We human beings are what we do. We are also what we say, what we think and what we feel. Because saying, thinking and feeling are facts, verbal facts. When we utter words, the words also utter us. We live them and they give us a reason to be. What we are, we are because of the words. On the other hand, everything that is oral can also be transcribed. Writing, after all, is a tool —a technology, in today’s parlance— that enables us to fixate, settle the evanescent rush of words. Everything, absolutely everything that can be said, thought and felt, can be written. This is the way to grant access to everything that has turned into words, if anybody has transcribed it or survived the fate of time. Perhaps this is not everything, but it is to a large an extent. A present for my five years’ anniversary: access to the entire human universe: the knowledge of sciences, knowledge and vast and manifold adventures of human avatars. The lived ones and the imaginary ones —anywhere, anytime— can become a book of short stories, a erudite study, a cartoon strip, a press report, a letter, a pamphlet, a cyberdocument. Like with the scores, as they will never become music until somebody plays them, every text is a budding world calling for our attention, a country that houses the essence of man. Any written word lives whenever we read it. We bring it back to life and make it our own.

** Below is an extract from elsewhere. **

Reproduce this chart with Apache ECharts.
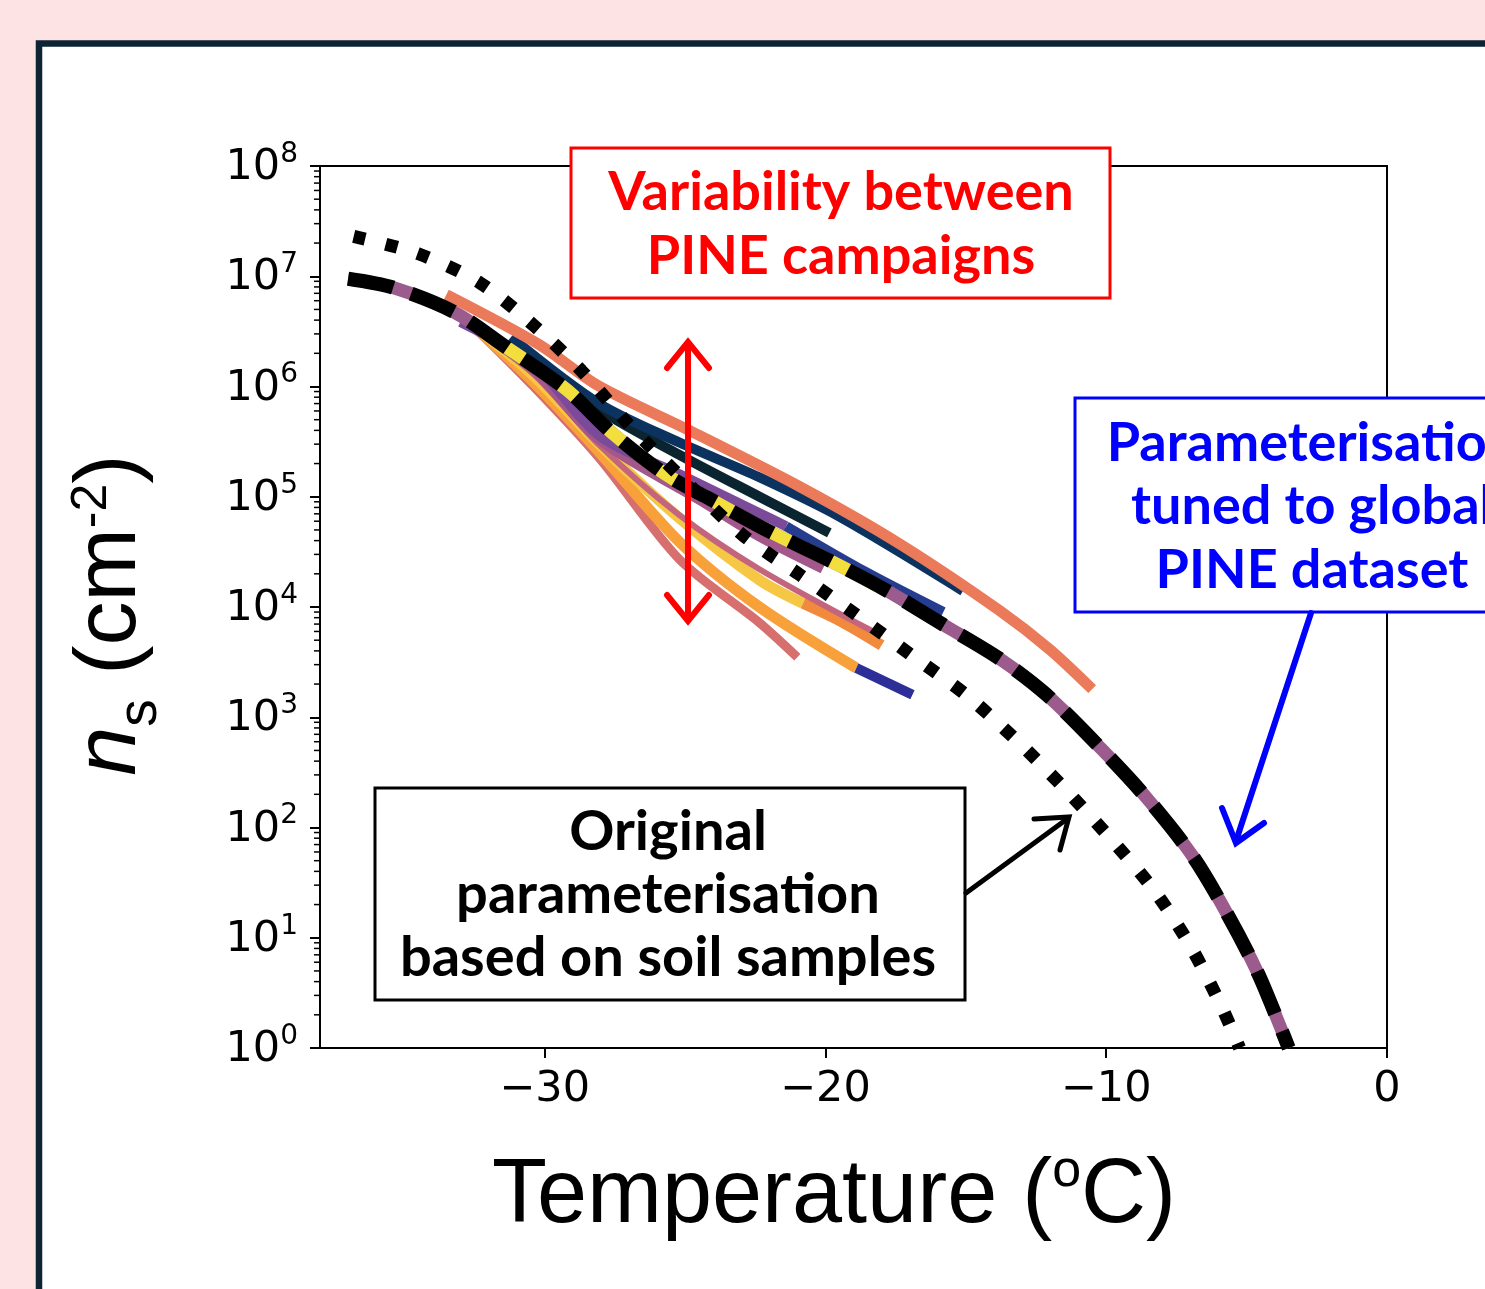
<!DOCTYPE html>
<html>
<head>
<meta charset="utf-8">
<script src="https://cdn.jsdelivr.net/npm/echarts@6/dist/echarts.min.js"></script>
<style>
html, body { margin: 0; padding: 0; background: #fde3e3; }
#chart { width: 1485px; height: 1289px; }
</style>
</head>
<body>
<div id="chart"></div>
<script>
// temperature (degC) vs n_s (cm^-2)
const xTicks = [-30, -20, -10, 0];

const originalParam = [[-36.8, 2.3e7], [-34.5, 1.6e7], [-32.3, 8.7e6], [-30.4, 3.6e6], [-28.7, 1.4e6],
  [-27.1, 4.8e5], [-26.3, 2.95e5], [-24.5, 1.05e5], [-22.9, 4.4e4], [-20.9, 1.95e4], [-18.9, 8.5e3],
  [-16.9, 3.6e3], [-15.0, 1.6e3], [-13.2, 620], [-11.55, 235], [-9.95, 85], [-8.3, 27], [-7.0, 8.4],
  [-5.9, 2.4], [-5.25, 1.0]];

const tunedParam = [[-37.0, 9.5e6], [-35.4, 7.9e6], [-33.2, 4.7e6], [-31.4, 2.3e6], [-29.2, 9.3e5],
  [-27.6, 3.8e5], [-25.7, 1.6e5], [-24.2, 9.8e4], [-22.1, 5.0e4], [-19.8, 2.6e4], [-17.8, 1.4e4],
  [-15.8, 6.9e3], [-13.8, 3.4e3], [-12.1, 1.58e3], [-10.2, 525], [-8.5, 178], [-6.9, 54], [-5.7, 16.6],
  [-4.6, 4.8], [-3.75, 1.45], [-3.5, 1.0]];
const tunedYellowRange = [-32.5, -17.5];

// PINE campaign fits
const salmonTop = [[-33.5, 6.8e6], [-30.2, 2.4e6], [-28.1, 1.02e6], [-24.85, 4.0e5], [-20.9, 1.23e5],
  [-17.4, 3.8e4], [-13.8, 9.3e3], [-12.0, 4.1e3], [-10.5, 1.8e3]];
const navy = [[-31.2, 2.8e6], [-28.1, 7.1e5], [-25.2, 3.1e5], [-22.35, 1.5e5], [-19.5, 6.6e4], [-15.1, 1.4e4]];
const teal = [[-31.0, 2.3e6], [-28.06, 6.2e5], [-25.2, 2.4e5], [-22.35, 1.0e5], [-19.86, 4.7e4]];
const purple = [[-33.0, 3.85e6], [-30.4, 1.6e6], [-28.06, 3.6e5], [-25.2, 1.6e5], [-22.35, 7.1e4], [-21.4, 5.4e4]];
const purpleBlue = [[-21.4, 5.4e4], [-18.6, 2.1e4], [-15.8, 9.0e3]];
const mauve = [[-32.6, 3.6e6], [-30.4, 1.4e6], [-28.06, 3.25e5], [-24.5, 9.3e4], [-22.35, 4.3e4], [-20.1, 2.2e4]];
const roseThin = [[-32.6, 3.4e6], [-30.4, 1.3e6], [-28.06, 2.95e5], [-25.2, 6.8e4], [-22.35, 2.2e4], [-18.25, 5.9e3]];
const yellow = [[-32.7, 3.85e6], [-30.4, 1.26e6], [-28.06, 3.0e5], [-25.2, 6.4e4], [-22.35, 1.76e4], [-20.8, 1.08e4]];
const yellowTail = [[-20.8, 1.08e4], [-19.4, 7.3e3], [-18.0, 4.5e3]];
const orange = [[-32.7, 3.85e6], [-30.4, 1.1e6], [-28.06, 2.55e5], [-25.2, 3.9e4], [-22.35, 1.0e4], [-18.9, 2.8e3]];
const orangeTail = [[-18.9, 2.8e3], [-16.9, 1.6e3]];
const salmonRose = [[-32.7, 3.85e6], [-30.4, 1.0e6], [-28.06, 2.25e5], [-25.2, 2.7e4], [-22.35, 7.2e3], [-21.0, 3.5e3]];

// minor tick positions on the log axis
const minorTicks = [];
for (let k = 0; k < 8; k++) {
  for (let m = 2; m <= 9; m++) minorTicks.push([-38, m * Math.pow(10, k)]);
}

const ZWNJ = '\u200C'; // stops the "ti" ligature
const annFont = 'Lato';

function curve(data, color, width, extra) {
  return Object.assign({
    type: 'line', data: data, showSymbol: false, symbol: 'none', smooth: 0.3, silent: true,
    lineStyle: { color: color, width: width, cap: 'butt', join: 'round' }
  }, extra || {});
}

const chart = echarts.init(document.getElementById('chart'));

const option = {
  backgroundColor: '#fde3e3',
  animation: false,
  grid: { left: 320, top: 166, right: 98, bottom: 241, show: true, borderColor: '#000', borderWidth: 2,
    backgroundColor: 'transparent' },
  xAxis: {
    type: 'value', min: -38, max: 0,
    axisLine: { onZero: false, lineStyle: { color: '#000', width: 2 } },
    axisTick: { length: 10, customValues: xTicks, lineStyle: { color: '#000', width: 2 } },
    axisLabel: {
      customValues: xTicks, margin: 20, fontFamily: 'DejaVu Sans', fontSize: 43, color: '#000',
      formatter: v => v < 0 ? '\u2212' + Math.abs(v) : String(v)
    },
    splitLine: { show: false }
  },
  yAxis: {
    type: 'log', logBase: 10, min: 1, max: 1e8, splitNumber: 8,
    axisLine: { show: true, onZero: false, lineStyle: { color: '#000', width: 2 } },
    axisTick: { show: true, length: 10, lineStyle: { color: '#000', width: 2 } },
    splitLine: { show: false },
    axisLabel: {
      margin: 22,
      formatter: v => '{b|10}{e|' + Math.round(Math.log10(v)) + '}',
      rich: {
        b: { fontFamily: 'DejaVu Sans', fontSize: 43, color: '#000', lineHeight: 50, padding: [4, 0, 0, 0] },
        e: { fontFamily: 'DejaVu Sans', fontSize: 28, color: '#000', lineHeight: 50, padding: [0, 0, 23, 0] }
      }
    }
  },
  series: [
    {
      type: 'custom', data: minorTicks, silent: true, clip: false,
      renderItem: (params, api) => {
        const p = api.coord([api.value(0), api.value(1)]);
        return { type: 'line', shape: { x1: p[0] - 6, y1: p[1], x2: p[0], y2: p[1] },
          style: { stroke: '#000', lineWidth: 1.5 } };
      }
    },
    curve(salmonRose, '#d66f6d', 9),
    curve(orange, '#f8a13a', 11),
    curve(orangeTail, '#2d2f98', 10),
    curve(yellow, '#f6c744', 11),
    curve(yellowTail, '#f28a3e', 11),
    curve(roseThin, '#c4657e', 6),
    curve(mauve, '#a3578a', 9),
    curve(purple, '#7b4b99', 10),
    curve(purpleBlue, '#263c8e', 10),
    curve(teal, '#0a2530', 10),
    curve(navy, '#0c3360', 10),
    curve(salmonTop, '#eb7a5a', 11),
    curve(tunedParam, '#9b5b8d', 13),
    curve(tunedParam.filter(d => d[0] >= tunedYellowRange[0] && d[0] <= tunedYellowRange[1]), '#f2de3d', 13),
    curve(tunedParam, '#000', 14, { lineStyle: { color: '#000', width: 14, type: [46, 19], cap: 'butt' } }),
    curve(originalParam, '#000', 13, { lineStyle: { color: '#000', width: 13, type: [12, 21], cap: 'butt' } })
  ],
  graphic: [
    { type: 'rect', z: -100, shape: { x: 39, y: 43.5, width: 1500, height: 1300 },
      style: { fill: '#fff', stroke: '#0c2433', lineWidth: 6.5 } },
    // axis titles
    { type: 'text', z: 50, x: 834, y: 1197,
      style: { text: '{t|Temperature (}{o|o}{t|C)}', align: 'center', verticalAlign: 'middle',
        rich: {
          t: { fontFamily: 'Liberation Sans', fontSize: 90, lineHeight: 100, fill: '#000' },
          o: { fontFamily: 'Liberation Sans', fontSize: 52, lineHeight: 100, padding: [0, 0, 50, 0], fill: '#000' }
        } } },
    { type: 'text', z: 50, x: 111, y: 615, rotation: Math.PI / 2,
      style: { text: '{n|n}{s|s}{t| (cm}{p|-2}{t|)}', align: 'center', verticalAlign: 'middle',
        rich: {
          n: { fontFamily: 'Liberation Sans', fontStyle: 'italic', fontSize: 88, lineHeight: 100, fill: '#000' },
          s: { fontFamily: 'Liberation Sans', fontSize: 55, lineHeight: 100, padding: [59, 0, 0, 0], fill: '#000' },
          t: { fontFamily: 'Liberation Sans', fontSize: 88, lineHeight: 100, fill: '#000' },
          p: { fontFamily: 'Liberation Sans', fontSize: 50, lineHeight: 100, padding: [0, 0, 38, 0], fill: '#000' }
        } } },
    // red annotation
    { type: 'rect', z: 100, shape: { x: 571, y: 148, width: 539, height: 150 },
      style: { fill: '#fff', stroke: '#ff0000', lineWidth: 3 } },
    { type: 'text', z: 101, x: 841, y: 225,
      style: { text: 'Variability between\nPINE campaigns', fill: '#ff0000', fontFamily: annFont, fontWeight: 'bold',
        fontSize: 54, lineHeight: 64, align: 'center', verticalAlign: 'middle' } },
    { type: 'polyline', z: 100, shape: { points: [[688, 344], [688, 620]] },
      style: { stroke: '#ff0000', lineWidth: 6, lineCap: 'round' } },
    { type: 'polyline', z: 100, shape: { points: [[667, 368], [688, 342], [709, 368]] },
      style: { stroke: '#ff0000', lineWidth: 6, lineCap: 'round', lineJoin: 'miter', fill: null } },
    { type: 'polyline', z: 100, shape: { points: [[667, 595], [688, 621], [709, 595]] },
      style: { stroke: '#ff0000', lineWidth: 6, lineCap: 'round', lineJoin: 'miter', fill: null } },
    // blue annotation
    { type: 'rect', z: 100, shape: { x: 1075, y: 398, width: 500, height: 214 },
      style: { fill: '#fff', stroke: '#0000ff', lineWidth: 3 } },
    { type: 'text', z: 101, x: 1312, y: 507,
      style: { text: 'Parameterisa' + ZWNJ + 'tion\ntuned to global\nPINE dataset', fill: '#0000ff', fontFamily: annFont,
        fontWeight: 'bold', fontSize: 54, lineHeight: 63.5, align: 'center', verticalAlign: 'middle' } },
    { type: 'polyline', z: 100, shape: { points: [[1311, 613], [1236, 841]] },
      style: { stroke: '#0000ff', lineWidth: 6, lineCap: 'round' } },
    { type: 'polyline', z: 100, shape: { points: [[1222, 808], [1236, 843], [1264, 823]] },
      style: { stroke: '#0000ff', lineWidth: 6, lineCap: 'round', lineJoin: 'miter', fill: null } },
    // black annotation
    { type: 'rect', z: 100, shape: { x: 375, y: 788, width: 590, height: 212 },
      style: { fill: '#fff', stroke: '#000', lineWidth: 3 } },
    { type: 'text', z: 101, x: 668, y: 895,
      style: { text: 'Original\nparameterisa' + ZWNJ + 'tion\nbased on soil samples', fill: '#000', fontFamily: annFont,
        fontWeight: 'bold', fontSize: 56, lineHeight: 63, align: 'center', verticalAlign: 'middle' } },
    { type: 'polyline', z: 100, shape: { points: [[966, 893], [1067, 819]] },
      style: { stroke: '#000', lineWidth: 5, lineCap: 'round' } },
    { type: 'polyline', z: 100, shape: { points: [[1034, 819], [1069, 817], [1060, 850]] },
      style: { stroke: '#000', lineWidth: 5, lineCap: 'round', lineJoin: 'miter', fill: null } }
  ]
};

chart.setOption(option);
</script>
</body>
</html>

Only what is transmitted from one man to another can escape the threats of forgetfulness and death. Even today, writing is the most effective means of transmission we are capable of. We can read the hymns that the Egyptian priests carved in the stone of the pyramids from five thousand years ago, and its mighty feeling of the sacred still moves us; how can we feel the sadness of Gilgamesh on seeing Enkidu dead, and his unsuccessful endeavour —not even at the reach of a hero like him— of being immortal, a complaint, written over four thousand years ago is also ours. Priam’s tears facing her son’s assassin also move us, Odysseus’ craving to go back home, the old view of old Socrates arguing incessantly among sleepy drunkards at the end of the Banquet, Dante’s journey through hell and paradise, or Quixote’s adventures with Sancho through the most incredible places that are more so because they weave the dream of ordinariness, or the strange adventure of a boy who learns to read in a long feverish journey, and to this day is grateful for this never-ending gift. Reading is making the world our own, a festival that lasts forever.